The Japan National Institute
of Health Sciences first asked the
NTP to study the perfluorinated compounds in 1990, noting that in rats the
chemicals induced the presence of a biomarker of DNA damage thought to be
related to cancer. In 2003, the EPA also nominated the
compounds for further study, citing their “presumed widespread human exposure”
and the known toxicity of certain compounds in the class.
The rats in this two-year
study were given their first dose of PFOA almost 10 years ago, in July 2009.
And the NTP released a statistical
analysis of the tumor study in June 2018. Yet more than a year later,
the NIEHS has not published reports of the studies, which regulators
typically need to fully understand the science when setting safety levels.
Asked in March about the delay
in releasing the reports, Robin Arnette, of the NIEHS’s office of
communications and public liaison, wrote in an email to The Intercept that “NTP
routinely releases data tables for completed studies while formal reports are
in preparation” and that reports that go along with the toxicology research on
PFAS “are currently undergoing external peer review. We anticipate their
publication on the NTP website later in 2019.”
A technical report based on
the research “is in preparation and external peer review will take place later
in 2019; the date is not yet set,” according to Arnette’s email, which also
said, “Timelines and prioritization are dynamic. We are actively managing our
usual processes to enable efficient delivery of information for those agents of
growing public concern.”
Although the reports have yet
to be released, some state regulators are already considering the NTP data as
they set safety thresholds for PFAS. The Minnesota Department of Health cited
the NTP tables in its April health-based
guideline for PFHxS. And in March, California regulators
set interim safety levels of 14 and 13 ppt for PFOA and PFOS, while citing “new
cancer data recently released by the National Toxicology Program” and noting
that safety levels “and the health effects on which they are based may change.”
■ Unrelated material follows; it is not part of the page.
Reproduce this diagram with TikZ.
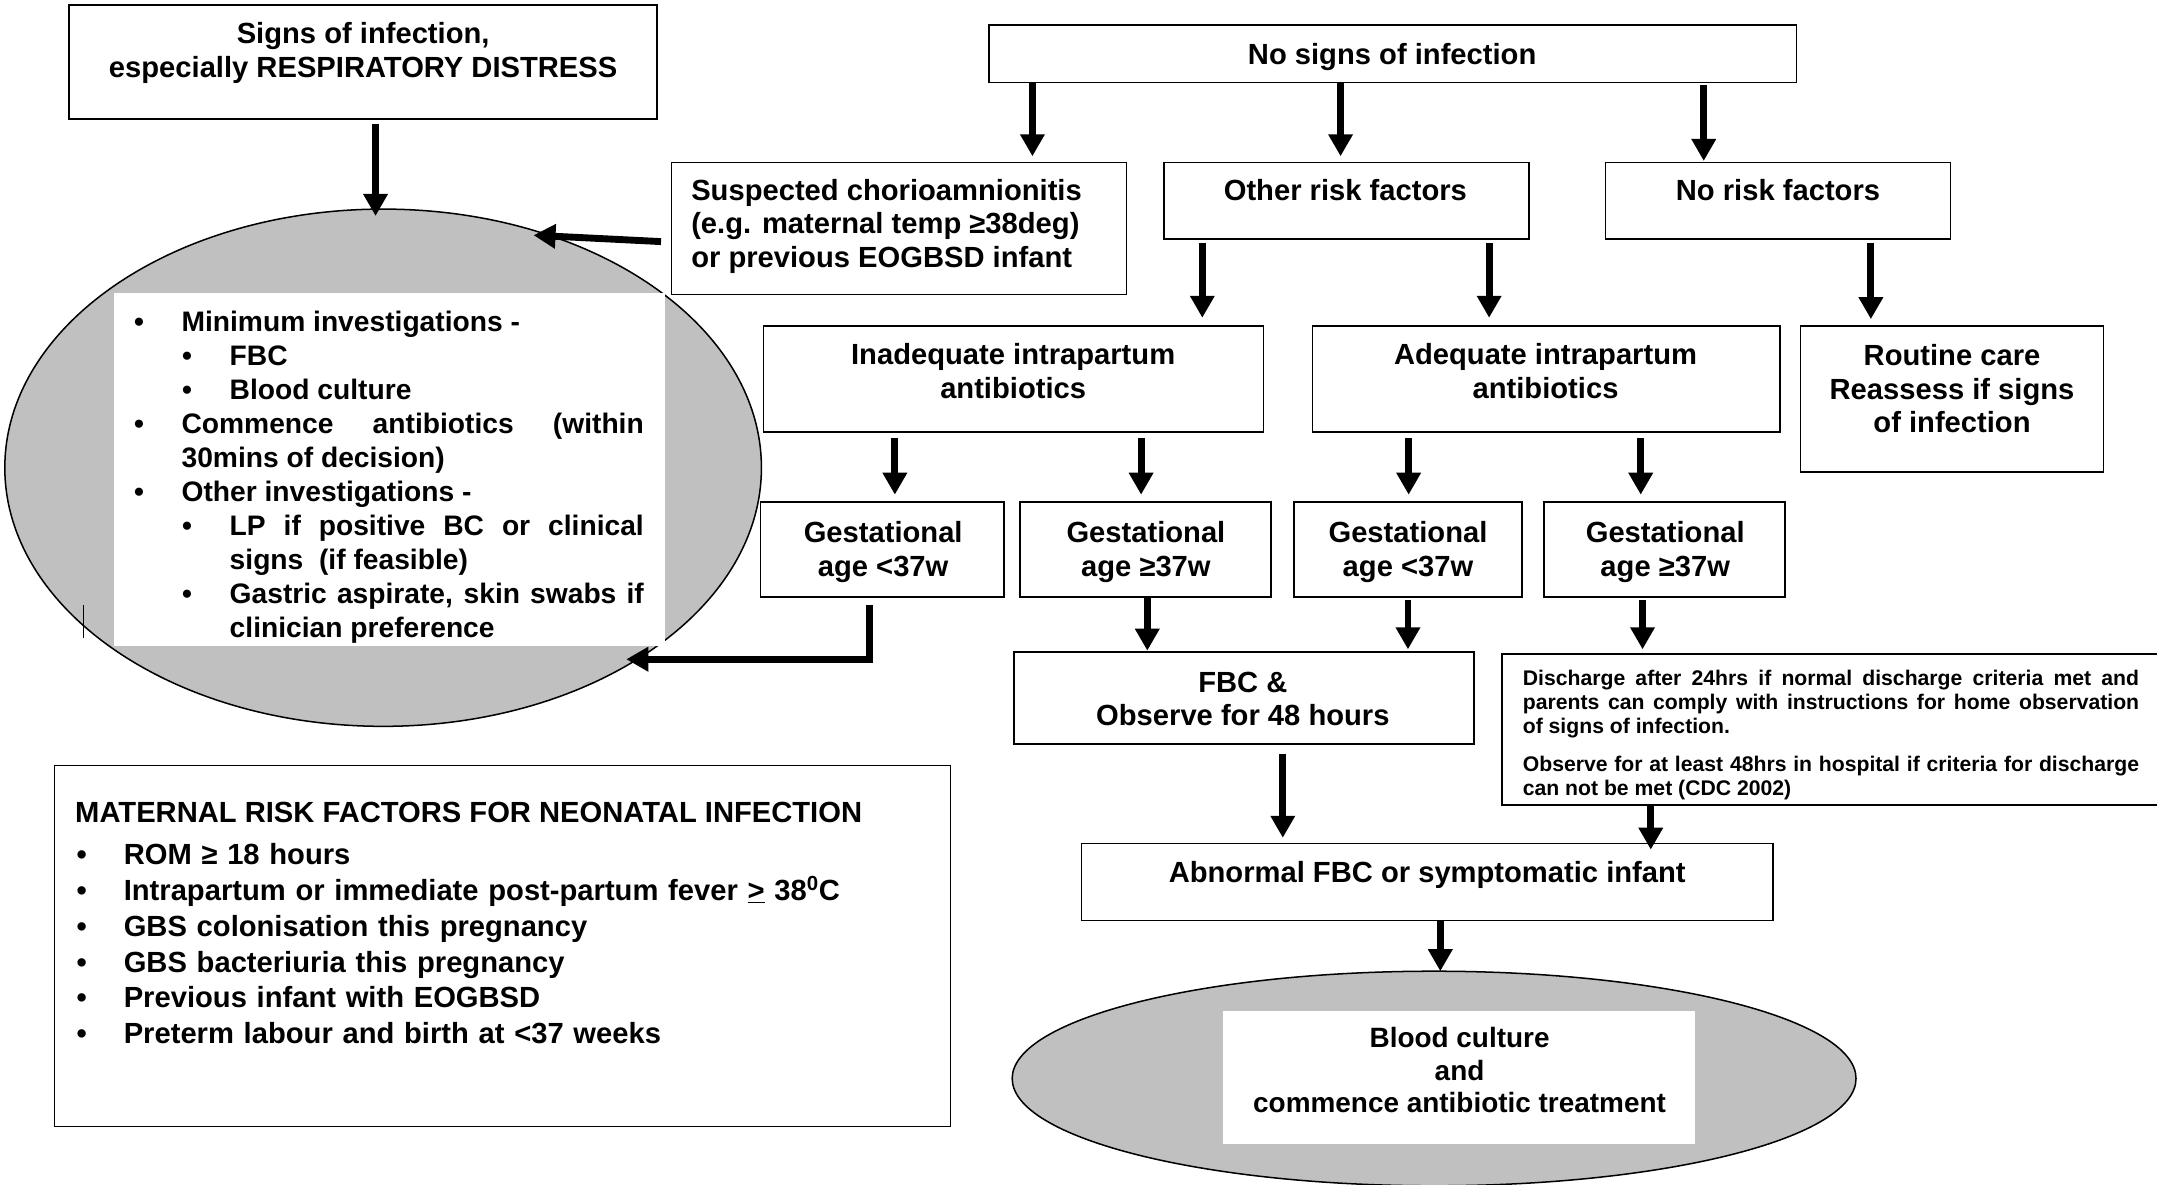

The amount of these chemicals
deemed safe to ingest in drinking water has been dropping quickly over the past
several years, as is often the case as scientists learn more about how
chemicals affect health. Between 2009 and 2016, the EPA’s official safety
threshold for PFOA was 400 ppt. In 2016, the agency lowered the number to 70
ppt. Several states have since calculated lower limits. Vermont set
drinking water health advisory limits of 20 ppt for PFOA. And, in April, New Jersey proposed
drinking water standards of 14 ppt for PFOA and 13 ppt for the closely related
chemical PFOS.
Update: June 20, 2019
After publication,
the National Institute of Environmental Health Sciences provided the
following statement from Linda Birnbaum:
The NIEHS has undertaken an
extensive PFAS research program, which involves many studies, hundreds of
chemicals, and partnerships across federal government. There are almost 5,000
PFAS chemicals in use today. Right now, we don’t know enough about the uses and
potential hazards of exposure to PFAS, but if our research results for PFAS are
similar to what we’ve seen with other biologically active chemicals such as
lead, arsenic, and asbestos, I would not be surprised if the safe level of PFAS
for humans is as low as 1.0-0.1 PPT. That’s why this research is so important,
and necessary for protecting public health.